We might, alternately, conclude that the Sophie-Megan scene as well as the "Billy" scene are real and that Audrey, inside the institution, has somehow gathered details of the real world because Megan is, as Sophie suggests, spending time inside a "nut house" and could spread gossip that Audrey hears.

And yet this still doesn't go far enough. There is a fight in the Roadhouse involving a Chuck and this fight leads to Freddie punching someone, and possibly inducing a bleeding nose and mouth. There is also a drunk who is bleeding profusely from his nose and mouth in a jail cell, where he mockingly repeats everything he hears. Moreover, both Audrey and The Arm in the spirit world use the same curious phrase "Story of the little girl who lives down the lane." The Arm says this in Episode 18, after Audrey has said the phrase. Now we require one of several exceptional explanations:

• Audrey is dreaming as much as is needed to explain all of the connections.
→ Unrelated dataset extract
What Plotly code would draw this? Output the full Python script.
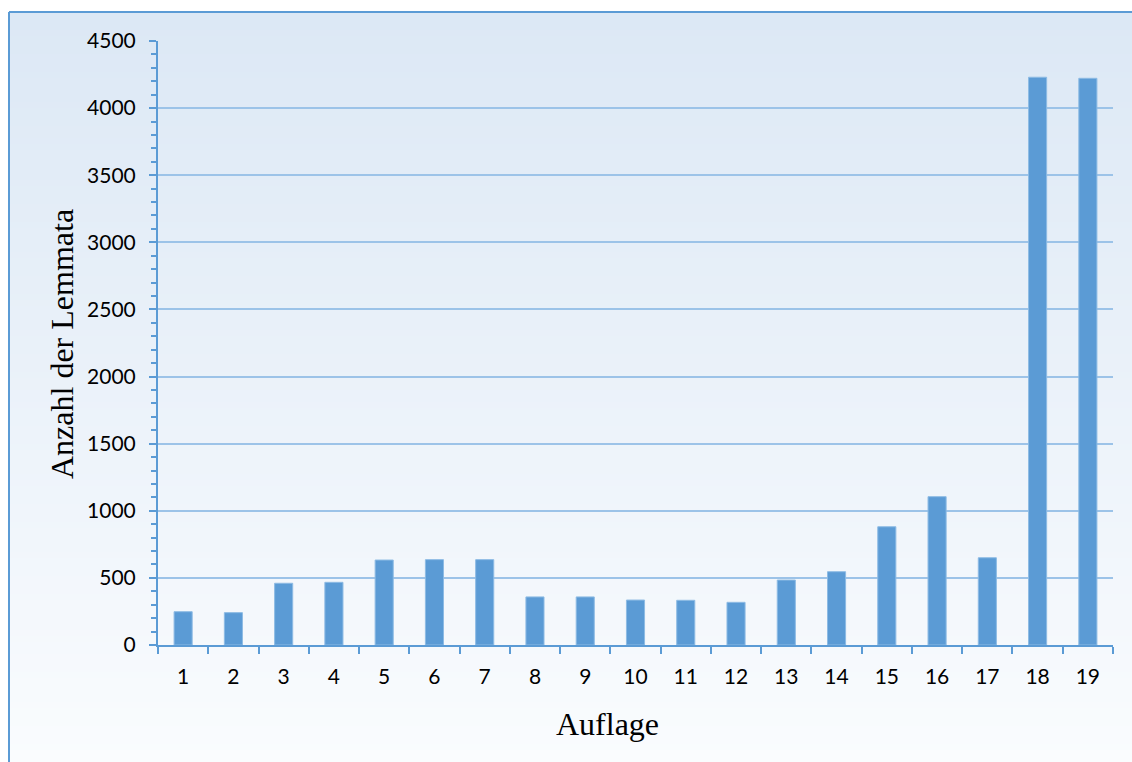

• Audrey is dreaming everything. Maybe no part of this season "really" takes place and Audrey is "the dreamer" of every moment of every episode. Note that the bleeding man in the jail cell is present when Andy says that he needs to take everyone upstairs, but is not present when they arrive upstairs. If that very important scene is part of Audrey's dream, it's hard to draw a boundary around her dream and everything else. And if she knows there's a Bad Cooper, then maybe even the second and/or first season of Twin Peaks is a dream, too.

• There is a real world, a spirit world, as well as Audrey's delusion, and something or someone is communicating between all of them.

• The similarities between Audrey's dream and the real world exist but are simply unexplained. In the Twin Peaks reality, we've seen this before. In particular, recall that when Leo was shot, there was also a similar shooting on Invitation to Love. And remember when inhabiting spirits MIKE and BOB's names mirrored high school Mike and Bobby. Probably quite close to why the word "Twin" is in the title, Twin Peaks shows things that align in ways that almost make sense, but not quite.

• Maybe the Audrey scenes work on a metalevel. Note that Charlie threatens to end Audrey's story ("too") and one episode later, the series does indeed end Audrey's story! This isn't explainable as a meaningful connection if she is having a delusion and then her life goes on as before. It would mean that the Twin Peaks show as a piece of fiction is an object within the Audrey-verse. We may further wonder, then, if Charlie is a stand-in for the creative forces on the show, perhaps for David Lynch himself. This would be the first instance, then, of the show breaking the fourth wall and making Audrey not the dreamer of part/all of the show, but as a fictional character aware (even if deleriously so) of her fictional nature.


If the final possibility is indeed true, and the Audrey scenes work on a metalevel, then there is added significance to the two uses of the phrase, "story of the little girl who lives down the lane." This opens the discussion wider to a consideration of what the phrase means in Episode 18, and to what Episodes 17 and 18 mean overall… Here, I will conclude the portion of the discussion that focuses on Audrey and take up the topic again in another post. Suffice it to say, the scenes with Audrey seem deeply significant, far more than those of other characters and may encompass what the show's entire story in fact is.